Job Corps

Where Participants Are Recruited, Trained, and Placed in Jobs Gao ID: HEHS-96-140 July 17, 1996

The Job Corps, a national employment training program run by the Labor Department, serves about 66,000 participants at 112 centers in 46 states, the District of Columbia, and Puerto Rico. GAO found that the Job Corps has the capacity to serve 81 percent of program participants in their home states--52,000 of 64,000 participants from states with Job Corps centers could have been assigned to a center in their state of residence. About 59 percent of participants were assigned to centers in their home state; the remaining participants were sent to centers outside their home state and traveled an average of more than four times as far as they would have had they been assigned to the closest center in their state of residence. Regardless of where they were trained, however, about 83 percent of those participants who got jobs were employed in their home state.

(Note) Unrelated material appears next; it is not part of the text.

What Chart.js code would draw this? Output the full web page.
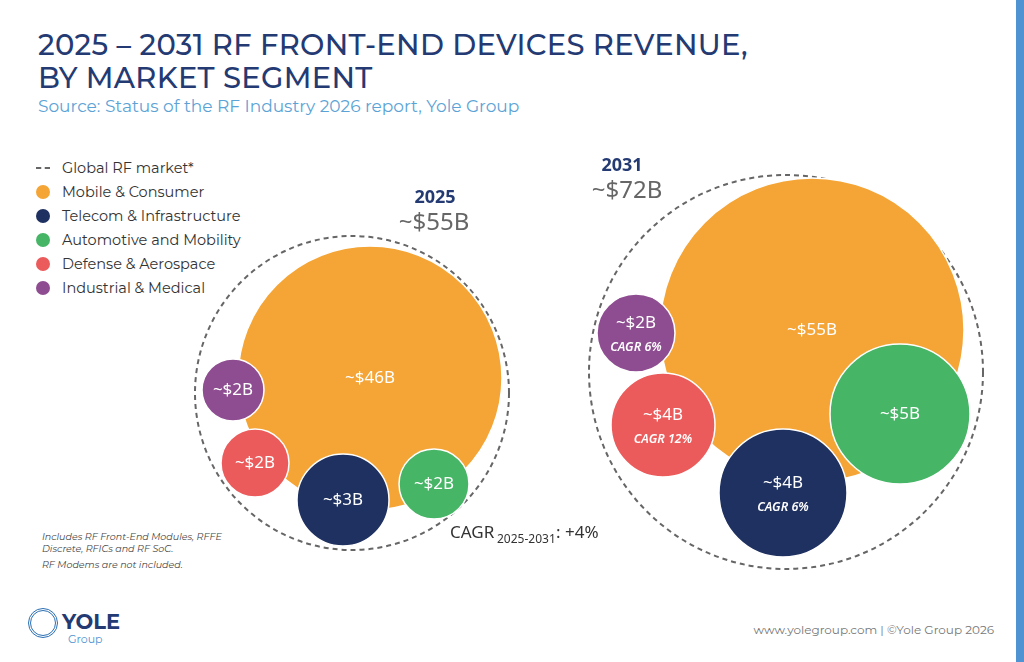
<!DOCTYPE html>
<html><head><meta charset="utf-8">
<script src="https://cdn.jsdelivr.net/npm/chart.js@4"></script>
<style>
body{margin:0;width:1024px;height:662px;background:#fff;font-family:Montserrat,"Noto Sans",sans-serif;position:relative;overflow:hidden}
#c{position:absolute;left:0;top:0}
.t{position:absolute;left:38px;top:28px;color:#243a73;font-size:29px;line-height:33px;font-weight:500;letter-spacing:0.3px}
.s{position:absolute;left:38px;top:96px;color:#5ba3d6;font-size:17px}
.lg{position:absolute;left:36px;top:156px;font-size:14.5px;color:#333}
.lg div{height:24px;display:flex;align-items:center}
.dot{width:14px;height:14px;border-radius:50%;margin-right:12px}
.note{position:absolute;left:42px;top:531px;font-size:9.5px;font-style:italic;color:#444;line-height:12px}
.bar{position:absolute;right:0;top:0;width:8px;height:662px;background:#4f93d2}
.foot{position:absolute;right:30px;top:622px;font-size:12px;color:#777}
.logo{position:absolute;left:28px;top:608px;color:#243a73;font-weight:bold;font-size:21px}
</style></head><body>
<div class="bar"></div>
<div class="t">2025 – 2031 RF FRONT-END DEVICES REVENUE,<br>BY MARKET SEGMENT</div>
<div class="s">Source: Status of the RF Industry 2026 report, Yole Group</div>
<div class="lg">
<div><span style="width:14px;margin-right:12px;border-top:2px dashed #666"></span>Global RF market*</div>
<div><span class="dot" style="background:#f4a535"></span>Mobile &amp; Consumer</div>
<div><span class="dot" style="background:#1f3160"></span>Telecom &amp; Infrastructure</div>
<div><span class="dot" style="background:#46b566"></span>Automotive and Mobility</div>
<div><span class="dot" style="background:#ec5b5b"></span>Defense &amp; Aerospace</div>
<div><span class="dot" style="background:#8e4d91"></span>Industrial &amp; Medical</div>
</div>
<div class="note">Includes RF Front-End Modules, RFFE<br>Discrete, RFICs and RF SoC.<br><div style="margin-top:4px">RF Modems are not included.</div></div>
<div class="logo"><span style="display:inline-block;width:30px;height:30px;border-radius:50%;border:3px double #2b6fb3;vertical-align:middle;margin-right:4px;box-sizing:border-box"></span>YOLE<div style="font-size:11px;color:#4f93d2;margin-left:40px;margin-top:-6px;font-weight:normal">Group</div></div>
<div class="foot">www.yolegroup.com | ©Yole Group 2026</div>
<canvas id="c" width="1024" height="662"></canvas>
<script>
var segments = ["Mobile & Consumer","Telecom & Infrastructure","Automotive and Mobility","Defense & Aerospace","Industrial & Medical"];
var colors = ["#f4a535","#1f3160","#46b566","#ec5b5b","#8e4d91"];
var labels2025 = ["~$46B","~$3B","~$2B","~$2B","~$2B"];
var labels2031 = ["~$55B","~$4B","~$5B","~$4B","~$2B"];
var cagr2031 = ["","CAGR 6%","","CAGR 12%","CAGR 6%"];
var x2025 = [370,343,434,255,233], y2025 = [378,500,484,463,390], r2025 = [132,46,35,34,31];
var x2031 = [812,783,900,663,636], y2031 = [330,493,414,425,333], r2031 = [152,64,70,52,39];
var totals = [{year:"2025",label:"~$55B",x:352,y:393,r:157},{year:"2031",label:"~$72B",x:786,y:372,r:197}];

var datasets = [];
for (var i = 0; i < segments.length; i++) {
  datasets.push({
    label: segments[i],
    order: i === 0 ? 10 : i,
    clip: false,
    backgroundColor: colors[i],
    borderColor: "#fff",
    borderWidth: 1.5,
    data: [
      {x:x2025[i], y:y2025[i], r:r2025[i], t:labels2025[i], c:""},
      {x:x2031[i], y:y2031[i], r:r2031[i], t:labels2031[i], c:cagr2031[i]}
    ]
  });
}

var overlay = {
  id: "overlay",
  beforeDatasetsDraw: function(chart) {
    var ctx = chart.ctx, sx = chart.scales.x, sy = chart.scales.y;
    ctx.save();
    ctx.setLineDash([5,4]); ctx.strokeStyle = "#666"; ctx.lineWidth = 2;
    totals.forEach(function(t){
      ctx.beginPath();
      ctx.arc(sx.getPixelForValue(t.x), sy.getPixelForValue(t.y), t.r, 0, Math.PI*2);
      ctx.stroke();
    });
    ctx.restore();
  },
  afterDatasetsDraw: function(chart) {
    var ctx = chart.ctx, sx = chart.scales.x, sy = chart.scales.y;
    ctx.save();
    ctx.fillStyle = "#fff"; ctx.textAlign = "center"; ctx.textBaseline = "middle";
    chart.data.datasets.forEach(function(ds){
      ds.data.forEach(function(p){
        var px = sx.getPixelForValue(p.x), py = sy.getPixelForValue(p.y);
        ctx.font = "17px 'Noto Sans', sans-serif";
        if (p.c) {
          ctx.fillText(p.t, px, py - 10);
          ctx.font = "italic 600 12.5px 'Noto Sans', sans-serif";
          ctx.fillText(p.c, px, py + 14);
        } else ctx.fillText(p.t, px, py);
      });
    });
    ctx.fillStyle = "#243a73"; ctx.font = "bold 18px 'Noto Sans', sans-serif";
    ctx.fillText("2025", 435, 198); ctx.fillText("2031", 622, 166);
    ctx.fillStyle = "#666"; ctx.font = "24px 'Noto Sans', sans-serif";
    ctx.fillText("~$55B", 434, 223); ctx.fillText("~$72B", 627, 191);
    ctx.textAlign = "left"; ctx.fillStyle = "#333"; ctx.font = "17px 'Noto Sans', sans-serif";
    ctx.fillText("CAGR", 450, 533);
    ctx.font = "12px 'Noto Sans', sans-serif"; ctx.fillText("2025-2031", 497, 540);
    ctx.font = "17px 'Noto Sans', sans-serif"; ctx.fillText(": +4%", 556, 533);
    ctx.restore();
  }
};

new Chart(document.getElementById("c"), {
  type: "bubble",
  data: {datasets: datasets},
  options: {
    responsive: false, animation: false,
    layout: {padding: 0, autoPadding: false},
    plugins: {legend: {display: false}, tooltip: {enabled: false}},
    scales: {
      x: {type: "linear", min: 0, max: 1024, display: false},
      y: {type: "linear", min: 0, max: 662, reverse: true, display: false}
    }
  },
  plugins: [overlay]
});
</script>
</body></html>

GAO found that: (1) Job Corps program capacity differs among states because the number of centers in each state differs and the size of individual centers within each state differs; (2) in 1994, 41 percent of the 64,000 participants who lived in states with Job Corps centers were assigned to centers outside their home state; (3) the extent of out-of-state assignments varied among states; (4) participants assigned to centers outside their home state were sent to centers that were, on average, over 4 times as distant as the closest in-state center; (5) in many states, Job Corps residents were sent to out-of-state centers, while nonresidents were enrolled at in-state centers; (6) the number of nonresidents varied among individual Job Corps centers during 1994; (7) regardless of where participants were assigned, those who found jobs usually did so in their home state; (8) participants were assigned to centers outside their home state to fully utilize centers or to satisfy particular vocational preferences; (9) the recent trend has been to assign program residents to in-state centers; (10) in 1994, most in-state Job Corps centers had sufficient capacity to accommodate almost all in-state Job Corps participants; and (11) the nine new centers will provide some needed additional capacity in some states and increase capacity in three states to about twice the in-state demand.